Frontier champion
- Conference: Frontier Conference
- Record: 3–5–1 (1–0–1 Frontier)
- Head coach: Max Spilsbury (6th season);
- Home stadium: Lumberjack Stadium

= 1961 Arizona State–Flagstaff Lumberjacks football team =

American college football season

The 1961 Arizona State–Flagstaff Lumberjacks football team was an American football team that represented Arizona State College at Flagstaff (now known as Northern Arizona University) in the Frontier Conference during the 1961 college football season. In their sixth year under head coach Max Spilsbury, the Lumberjacks compiled a 3–5–1 record (1–0–1 against conference opponents), tied for the Frontier Conference championship, and were outscored by a total of 230 to 136.

Senior fullback Boyd Hall led the team with 570 rushing yards, 648 yards of total offense, and 37 points scored (six touchdowns and an extra point).

The team played its home games at Lumberjack Stadium in Flagstaff, Arizona.

==Schedule==

| Date | Time | Opponent | Site | Result | Attendance | Source |
| September 16 |  | at New Mexico State* | Memorial Stadium; Las Cruces, NM; | L 6–56 | 8,000–8,150 |  |
| September 23 |  | at Adams State* | Rex Field; Alamosa, CO; | L 6–14 | 4,700 |  |
| September 30 |  | Redlands* | Lumberjack Stadium; Flagstaff, AZ; | W 13–10 | 3,500–4,450 |  |
| October 7 |  | Idaho State* | Lumberjack Stadium; Flagstaff, AZ; | L 0–27 | 4,500 |  |
| October 14 |  | at New Mexico Highlands | Las Vegas, NM | T 21–21 | 5,000 |  |
| October 21 | 9:00 p..m. | at Santa Clara* | San Jose City College Field; San Jose, CA; | L 10–20 | 4,800 |  |
| October 28 |  | New Mexico Western | Lumberjack Stadium; Flagstaff, AZ; | W 35–13 | 3,600–4,000 |  |
| November 4 |  | Cal Poly Pomona* | Lumberjack Stadium; Flagstaff, AZ; | L 12–55 | 2,500–3,000 |  |
| November 18 |  | Eastern New Mexico* | Lumberjack Stadium; Flagstaff, AZ; | W 33–14 | 2,450 |  |
*Non-conference game; Homecoming; All times are in Mountain time;

==Statistics==
The Lumberjacks gained 2,647 yards of total offense (294.1 per game), consisting of 2,196 rushing yards (244.0 per game) and 451 passing yards (50.1 per game). On defense, they gave up 2,595 yards (288.3 per game) including 1,646 rushing yards (182.9 per game) and 949 passing games (105.4 per game).
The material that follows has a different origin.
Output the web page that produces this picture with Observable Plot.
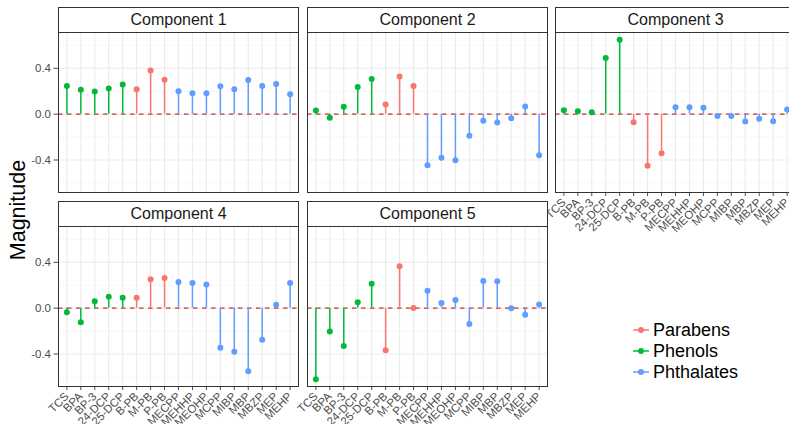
<!DOCTYPE html>
<html>
<head>
<meta charset="utf-8">
<script src="https://cdn.jsdelivr.net/npm/d3@7"></script>
<script src="https://cdn.jsdelivr.net/npm/@observablehq/plot@0.6"></script>
<style>
  html, body { margin: 0; padding: 0; overflow: hidden; background: #fff; }
  #chart { position: relative; width: 789px; height: 424px; overflow: hidden; font-family: "Liberation Sans", Arial, sans-serif; }
  .panel { position: absolute; }
  .panel svg { overflow: visible; max-width: none !important; }
  .strip { position: absolute; box-sizing: border-box; border: 1px solid #333; background: #fff; color: #1a1a1a;
           font-size: 16px; display: flex; align-items: center; justify-content: center; }
  .ytitle { position: absolute; left: 18px; top: 210px; transform: translate(-50%, -50%) rotate(-90deg);
            font-size: 21.5px; color: #000; white-space: nowrap; }
  .legend { position: absolute; left: 632px; top: 320px; font-size: 18px; color: #000; }
  .legend .item { display: flex; align-items: center; height: 20.8px; }
  .legend svg { margin-right: 3px; }
</style>
</head>
<body>
<div id="chart"></div>
<script>
const categories = ["TCS","BPA","BP-3","24-DCP","25-DCP","B-PB","M-PB","P-PB","MECPP","MEHHP","MEOHP","MCPP","MIBP","MBP","MBZP","MEP","MEHP"];
const groups = ["Phenols","Phenols","Phenols","Phenols","Phenols","Parabens","Parabens","Parabens",
  "Phthalates","Phthalates","Phthalates","Phthalates","Phthalates","Phthalates","Phthalates","Phthalates","Phthalates"];
const componentNames = ["Component 1","Component 2","Component 3","Component 4","Component 5"];
const component1 = [0.246,0.214,0.197,0.223,0.258,0.217,0.380,0.301,0.200,0.183,0.183,0.243,0.217,0.299,0.246,0.264,0.174];
const component2 = [0.032,-0.032,0.064,0.238,0.307,0.084,0.328,0.246,-0.446,-0.380,-0.403,-0.188,-0.058,-0.072,-0.035,0.067,-0.359];
const component3 = [0.035,0.026,0.017,0.490,0.649,-0.070,-0.449,-0.342,0.061,0.061,0.055,-0.017,-0.017,-0.064,-0.041,-0.061,0.041];
const component4 = [-0.035,-0.122,0.061,0.099,0.090,0.090,0.252,0.264,0.229,0.220,0.206,-0.345,-0.380,-0.551,-0.275,0.029,0.220];
const component5 = [-0.620,-0.203,-0.330,0.052,0.214,-0.368,0.365,0.002,0.151,0.046,0.072,-0.139,0.238,0.235,0.000,-0.058,0.032];
const groupNames = ["Parabens","Phenols","Phthalates"];
const groupColors = ["#F8766D","#00BA38","#619CFF"];
const majorTicks = [-0.4, 0, 0.4];
const minorTicks = [-0.6, -0.2, 0.2, 0.6];

const components = [component1, component2, component3, component4, component5];
const all = components.flat();
const lo = d3.min(all), hi = d3.max(all), pad = (hi - lo) * 0.05;
const yDomain = [lo - pad, hi + pad];

const chart = document.getElementById("chart");
const PW = 240, PH = 160;
const layout = [
  {left: 58,  top: 32,  yAxis: true,  xAxis: false},
  {left: 307, top: 32,  yAxis: false, xAxis: false},
  {left: 555, top: 32,  yAxis: false, xAxis: true},
  {left: 58,  top: 226, yAxis: true,  xAxis: true},
  {left: 307, top: 226, yAxis: false, xAxis: true}
];

components.forEach((vals, i) => {
  const L = layout[i];
  const data = categories.map((c, j) => ({cat: c, group: groups[j], value: vals[j]}));
  const mL = L.yAxis ? 58 : 2, mT = 2, mR = 2, mB = L.xAxis ? 60 : 2;
  const W = mL + PW + mR, H = mT + PH + mB;
  const plot = Plot.plot({
    width: W,
    height: H,
    marginLeft: mL, marginTop: mT, marginRight: mR, marginBottom: mB,
    style: {fontFamily: "'Liberation Sans', Arial, sans-serif", fontSize: "11.5px", color: "#4D4D4D",
            background: "transparent", maxWidth: "none", overflow: "visible"},
    x: {type: "point", domain: categories, padding: 0.6, round: false,
        axis: L.xAxis ? "bottom" : null, label: null, tickRotate: -45, tickSize: 4, tickPadding: 4},
    y: {domain: yDomain, axis: L.yAxis ? "left" : null, label: null, ticks: majorTicks,
        tickFormat: d => d.toFixed(1), tickSize: 4.5, tickPadding: 3},
    color: {domain: groupNames, range: groupColors},
    marks: [
      Plot.ruleY(minorTicks, {stroke: "#F2F2F2", strokeWidth: 0.6}),
      Plot.ruleY(majorTicks, {stroke: "#EBEBEB", strokeWidth: 1.1}),
      Plot.ruleX(categories, {stroke: "#EBEBEB", strokeWidth: 1.1}),
      Plot.ruleY([0], {stroke: "#C7372F", strokeWidth: 1.1, strokeDasharray: "4.5,4.5"}),
      Plot.ruleX(data, {x: "cat", y1: 0, y2: "value", stroke: "group", strokeWidth: 1.5}),
      Plot.dot(data, {x: "cat", y: "value", fill: "group", r: 3, stroke: "none"}),
      Plot.frame({stroke: "#333", strokeWidth: 1})
    ]
  });
  const wrap = document.createElement("div");
  wrap.className = "panel";
  wrap.style.left = (L.left - mL) + "px";
  wrap.style.top = (L.top - mT) + "px";
  wrap.style.width = W + "px";
  wrap.style.height = H + "px";
  wrap.appendChild(plot);
  chart.appendChild(wrap);

  const strip = document.createElement("div");
  strip.className = "strip";
  strip.style.left = L.left + "px";
  strip.style.top = (L.top - 25.5) + "px";
  strip.style.width = (PW + 1) + "px";
  strip.style.height = "26px";
  strip.textContent = componentNames[i];
  chart.appendChild(strip);
});

const yt = document.createElement("div");
yt.className = "ytitle";
yt.textContent = "Magnitude";
chart.appendChild(yt);

const legend = document.createElement("div");
legend.className = "legend";
groupNames.forEach((g, k) => {
  const item = document.createElement("div");
  item.className = "item";
  item.innerHTML = `<svg width="18" height="10"><line x1="1" x2="17" y1="5" y2="5" stroke="${groupColors[k]}" stroke-width="1.5"/><circle cx="9" cy="5" r="3" fill="${groupColors[k]}"/></svg>`;
  const t = document.createElement("span");
  t.textContent = g;
  item.appendChild(t);
  legend.appendChild(item);
});
chart.appendChild(legend);
</script>
</body>
</html>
Fullback Boyd Hall led the team in rushing, total offense, and scoring. He tallied 570 rushing yards on 130 carries, an average of 4.38 yard per carry. He also completed eight of eight passes for 78 passing yards bringing his total offense to 648 yards. He scored 37 points on six touchdowns and one extra-point kick.

Junior quarterback Jerry Steele completed 34 of 71 passes for 348 yards with three touchdowns and six interceptions.

Ed Miner was the leading receiver with 12 receptions for 91 yards.

Other notable contributors included Bob Gradillas (388 rushing yards, 73 carries; 32 receiving yards, five receptions), Jim Eis (376 rushing yards, 70 carries), Art Whitmore (238 rushing yards, 38 carries), Jim Sims (196 yards, 31 carries), David Estrada and 181 yards (26 carries).